Friday, May 1, 2009

Science makes me feel lucky (and giddy, for good measure)


It is easy to take the value of science for granted when all you do each day is to uncritically use its byproducts without stopping to think about what makes such a technology possible in the first place.

So... it is refreshing to me to watch the clip above every so often and be reminded of just how far we have come and just how much knowledge the human species has accumulated over the years. How lucky I am to live in the days when I have the ability to climate-control my living space so that I can sit nice and cool in an air-conditioned room in the dead of summer, sipping on a ice-cold Crush's finest orange root beer while the sun gives its best effort to sterilize my roof and lawn. How nice is it to be able to walk outside in the cold Midwestern winter, crunching through the layers of snow for hours without getting frost-bitten because of today's high tech clothing that traps body heat while allowing perspiration and keeping out moisture... all without weighing a ton.

It's a great comfort to live in a time when I can take over-the-counter medicine for minor aches and pain, and when I can be mostly certain that I'll be able to walk out of a doctor's office alive (they don't just bleed you to death as a way of fixing everything anymore) after allowing him and his colleagues a good look at what my internal organs are doing without having to be cut open.

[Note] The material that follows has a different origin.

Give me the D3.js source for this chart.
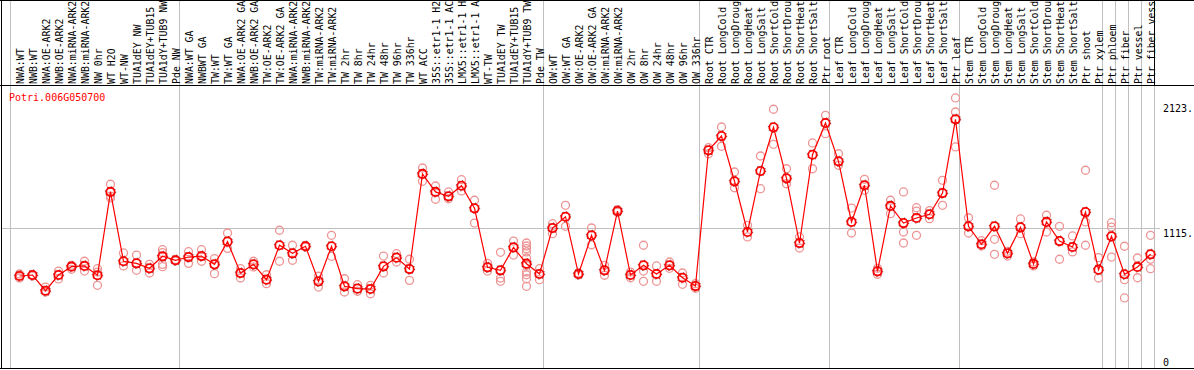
<!DOCTYPE html>
<html lang="en">
<head>
<meta charset="UTF-8">
<title>Potri.006G050700</title>
<script src="https://d3js.org/d3.v7.min.js"></script>
<style>
  body { margin: 0; background: #fff; }
  svg { display: block; font-family: "DejaVu Sans Mono", monospace; font-size: 10px; }
</style>
</head>
<body>
<svg></svg>
<script>
// sample names, in plot order
const categories = [
  "NWA:WT", "NWB:WT", "NWA:OE-ARK2", "NWB:OE-ARK2", "NWA:miRNA-ARK2", "NWB:miRNA-ARK2",
  "NW 0hr", "WT H2O", "WT-NW", "TUA1dEY NW", "TUA1dEY+TUB15 NW", "TUA1dY+TUB9 NW", "Pde NW",
  "NWA:WT GA", "NWBWT GA", "TW:WT", "TW:WT GA", "NWA:OE-ARK2 GA", "NWB:OE-ARK2 GA",
  "TW:OE-ARK2", "TW:OE-ARK2 GA", "NWA:miRNA-ARK2", "NWB:miRNA-ARK2", "TW:miRNA-ARK2",
  "TW:miRNA-ARK2", "TW 2hr", "TW 8hr", "TW 24hr", "TW 48hr", "TW 96hr", "TW 336hr",
  "WT ACC", "35S::etr1-1 H2O", "35S::etr1-1 ACC", "LMX5::etr1-1 H2O", "LMX5::etr1-1 ACC",
  "WT-TW", "TUA1dEY TW", "TUA1dEY+TUB15 TW", "TUA1dY+TUB9 TW", "Pde TW",
  "OW:WT", "OW:WT GA", "OW:OE-ARK2", "OW:OE-ARK2 GA", "OW:miRNA-ARK2", "OW:miRNA-ARK2",
  "OW 2hr", "OW 8hr", "OW 24hr", "OW 48hr", "OW 96hr", "OW 336hr",
  "Root CTR", "Root LongCold", "Root LongDrought", "Root LongHeat", "Root LongSalt",
  "Root ShortCold", "Root ShortDrought", "Root ShortHeat", "Root ShortSalt", "Ptr root",
  "Leaf CTR", "Leaf LongCold", "Leaf LongDrought", "Leaf LongHeat", "Leaf LongSalt",
  "Leaf ShortCold", "Leaf ShortDrought", "Leaf ShortHeat", "Leaf ShortSalt", "Ptr leaf",
  "Stem CTR", "Stem LongCold", "Stem LongDrought", "Stem LongHeat", "Stem LongSalt",
  "Stem ShortCold", "Stem ShortDrought", "Stem ShortHeat", "Stem ShortSalt",
  "Ptr shoot", "Ptr xylem", "Ptr phloem", "Ptr fiber", "Ptr vessel", "Ptr fiber vessel"
];

// mean expression per sample
const means = [
  730, 738, 611, 738, 805, 811, 736, 1408, 849, 832, 792, 889, 857,
  883, 891, 824, 1007, 754, 824, 700, 978, 913, 970, 687, 970, 647, 628, 625, 808, 878, 786,
  1553, 1408, 1373, 1458, 1276, 800, 776, 961, 829, 746,
  1117, 1208, 746, 1058, 776, 1254, 738, 816, 746, 816, 716, 649,
  1744, 1859, 1494, 1085, 1577, 1929, 1518, 996, 1708, 1964,
  1655, 1166, 1462, 768, 1295, 1157, 1198, 1228, 1399, 1994,
  1131, 986, 1131, 913, 1123, 827, 1166, 1012, 964, 1246, 781,
  1050, 744, 803, 905
];

// individual replicates per sample
const replicates = [
  [746, 714], [738, 730], [641, 601], [770, 706], [816, 784], [849, 770], [789, 762, 655],
  [1470, 1375, 1360], [916, 811], [899, 776], [824, 754], [942, 918, 824, 805], [863, 851],
  [926, 832], [942, 849], [870, 749], [1077, 953], [789, 714], [849, 803], [740, 668],
  [1099, 849], [978, 857], [976, 964], [728, 641], [1058, 889], [708, 601], [660, 607],
  [655, 587], [891, 754], [910, 843], [865, 695],
  [1601, 1494], [1456, 1349], [1408, 1353], [1507, 1416], [1341, 1157], [832, 770],
  [921, 714, 687], [1012, 899], [996, 972, 950, 924, 875, 816, 762, 740, 708, 647], [789, 700],
  [1152, 1071], [1300, 1131], [754, 738], [1117, 982], [816, 736], [1266, 1246], [762, 716],
  [978, 770, 687], [811, 687], [843, 792], [754, 663], [668, 631],
  [1765, 1716], [1932, 1776], [1569, 1442], [1139, 1045], [1698, 1434], [2075, 1792],
  [1595, 1474], [1045, 956], [1803, 1595], [2026, 1878],
  [1716, 1623], [1278, 1077], [1510, 1421], [792, 744], [1341, 1233], [1408, 1085, 996],
  [1281, 1254, 1058], [1257, 1192], [1502, 1300], [2166, 2053, 1771],
  [1200, 1077], [1015, 972], [1462, 1026, 905], [929, 891], [1190, 1071], [843, 811],
  [1220, 1085], [1131, 865], [1053, 924], [1583, 1166, 978], [878, 714],
  [1160, 1125, 883], [970, 700, 553], [875, 716], [1058, 865, 789]
];

// indices where a new sample group starts (vertical separators)
const groupBreaks = [0, 13, 41, 53, 63, 73, 84, 85, 86, 87, 88];
const yTicks = [0, 1115, 2123];
const gridValues = [1115];
const geneName = "Potri.006G050700";
const maxLabelChars = 14; // the label strip only has room for 14 characters

const width = 1194, height = 370;
const labelBottom = 85.5, plotBottom = 368.5;
const step = 13, left = 10.5;
const n = categories.length;

const svg = d3.select('svg')
  .attr('width', width)
  .attr('height', height);

const x = d3.scaleBand()
  .domain(d3.range(n))
  .range([left, left + step * n]);
const cx = i => x(i) + 9;
const breakX = b => (b < n ? x(b) : x(n - 1) + step);

const y = d3.scaleLinear()
  .domain([0, 2123])
  .range([366.5, 103.3]);

// separators
svg.append('g').selectAll('line')
  .data(groupBreaks)
  .join('line')
  .attr('x1', breakX).attr('x2', breakX)
  .attr('y1', 0).attr('y2', plotBottom)
  .attr('stroke', '#c0c0c0');

svg.append('g').selectAll('line')
  .data(gridValues)
  .join('line')
  .attr('x1', 1).attr('x2', 1160)
  .attr('y1', d => Math.round(y(d)) + 0.5).attr('y2', d => Math.round(y(d)) + 0.5)
  .attr('stroke', '#c0c0c0');

// frame
const frame = svg.append('g').attr('stroke', '#000');
frame.append('line').attr('x1', 0).attr('x2', width).attr('y1', 0.5).attr('y2', 0.5);
frame.append('line').attr('x1', 0).attr('x2', width).attr('y1', labelBottom).attr('y2', labelBottom);
frame.append('line').attr('x1', 0).attr('x2', width).attr('y1', plotBottom).attr('y2', plotBottom);
frame.append('line').attr('x1', 1.5).attr('x2', 1.5).attr('y1', 0).attr('y2', plotBottom);
frame.append('line').attr('x1', breakX(n)).attr('x2', breakX(n)).attr('y1', 0).attr('y2', labelBottom);

// rotated sample labels
svg.append('g').selectAll('text')
  .data(categories)
  .join('text')
  .attr('transform', (d, i) => `translate(${cx(i) + 4},84) rotate(-90)`)
  .attr('font-size', 9.9)
  .attr('fill', '#000')
  .text(d => d.slice(0, maxLabelChars));

// right axis
const axis = svg.append('g')
  .attr('transform', 'translate(1160,0)')
  .call(d3.axisRight(y).tickValues(yTicks).tickSize(0).tickPadding(3)
    .tickFormat(d => d === 0 ? '0' : d + '.'));
axis.select('.domain').remove();
axis.selectAll('text')
  .attr('font-family', '"DejaVu Sans Mono", monospace')
  .attr('font-size', 10)
  .attr('fill', '#000')
  .attr('dy', d => d === 0 ? '-0.1em' : '0.8em');

// gene name
svg.append('text')
  .attr('x', 9).attr('y', 101)
  .attr('fill', '#f00')
  .text(geneName);

// replicate circles
const reps = replicates.flatMap((vals, i) => vals.map(v => ({ i, v })));
svg.append('g').selectAll('circle')
  .data(reps)
  .join('circle')
  .attr('cx', d => cx(d.i))
  .attr('cy', d => y(d.v))
  .attr('r', 4)
  .attr('fill', 'none')
  .attr('stroke', '#ee9494')
  .attr('stroke-width', 1.3);

// mean line
const line = d3.line()
  .x((d, i) => cx(i))
  .y(d => y(d));
svg.append('path')
  .datum(means)
  .attr('d', line)
  .attr('fill', 'none')
  .attr('stroke', '#f00')
  .attr('stroke-width', 1.2);

// mean markers
const meanG = svg.append('g');
meanG.selectAll('circle.m')
  .data(means)
  .join('circle')
  .attr('class', 'm')
  .attr('cx', (d, i) => cx(i))
  .attr('cy', d => y(d))
  .attr('r', 4.2)
  .attr('fill', 'none')
  .attr('stroke', '#f00')
  .attr('stroke-width', 1.8);
meanG.selectAll('circle.o')
  .data(means)
  .join('circle')
  .attr('class', 'o')
  .attr('cx', (d, i) => cx(i))
  .attr('cy', d => y(d))
  .attr('r', 5.2)
  .attr('fill', 'none')
  .attr('stroke', '#600')
  .attr('stroke-width', 0.8)
  .attr('stroke-dasharray', '1,3.1');
</script>
</body>
</html>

Coming down with an illness that has neurological symptoms doesn't immediately causes you to be accused of witchcraft and liable to follow the end path of Joan of Arc and the other 'heretics' that got either burned or stoned to death nowadays... well.. in most places of the world, that is.

And, get this, I can make my favorite opera singers sing for me all day long... over and over again at my command. All it takes is to hit a little button on the stereo and - voila! - endless acoustic bliss. It a luxury many people who are a lot more talented and deserving than I am never had the chance to enjoy. Mozart could only hear his music performed when someone paid for the musicians to do it for him.... live. The rest of the time he just had to do his best to re-create it in his memory. And he could only hear the musicians that he could travel to see live performances of while I have heard... or at least glimpsed at (since recordings sometimes can't capture a performance the way it really sounds in live setting) many great musicians and actors and other sorts of performance artists via CD, DVD, television and internet broadcasts that I wouldn't be able to ever experience in person.

Scientists don't know everything. Of course not. But they are the first to admit it and to keep working hard in order to know more and more. The incomplete knowledge we have today is a whole lot better than what we had a century ago (and beyond that). I just don't get it when some folks seem so keen on just dismissing this massively useful though 'incomplete' knowledge for its 'imperfection' in order to argue for some theology that offers nothing more than assurances it can't deliver. And I don't understand why some religious people are still fighting to discredit a scientific theory like evolution by natural selection without even knowing what the theory addresses and states (and not states) in the first place... all in their quest to pit the science against their religious teaching.

"The word of God is the creation we behold, and it is in this word, which no human invention can counterfeit or alter, that God speaketh universally to man -----
In fine, do we want to know what God is? Search not the book called the Scripture, which any human hand might make, but the scripture called the Creation."
- Thomas Paine, The Age of Reason

1 comment:

Georg said...

Hi Smorgy,

As you say, thanks to science and to R+D, life has become easier and in some ways simply wonderful. Like CD's, recordings, Flight Simulators
or cars that not only run but do so on very little gas.

But not everything that has been invented for making life easier or more comfortable is really good for you. Take your ice-cold Crush's finest orange root beer: to drink ice-cold stuff is not good for you.
It is even very bad. Try the tepid stuff, would be better for your tummy.

Same goes for air conditioners. I have been told in the US people live all the time in such conditioned surroundings. But when you step out to join Mother Nature you get a nasty cold pronto.

As to those high-tech clothes, forget it. If it is very hot, wear pure cotton plus a hat on your head. And when it is very cold, wear some thick pullovers made of PURE wool and you will survive in style.

Don't buy Goretex: that's shit incarnate. After some time it starts to absorb water like a sponge.

As to the Great Hadron Collider (Teilchenbeschleuniger) I am a fan of it, too. Just hope they manage to repair it fast and avoid grilling the magnets and the insulation next time. After some successful runs, maybe we'll be able feed on dark matter next time and will know what has happened before the Big Bang took place.

Liked that Cox chap. First-class English.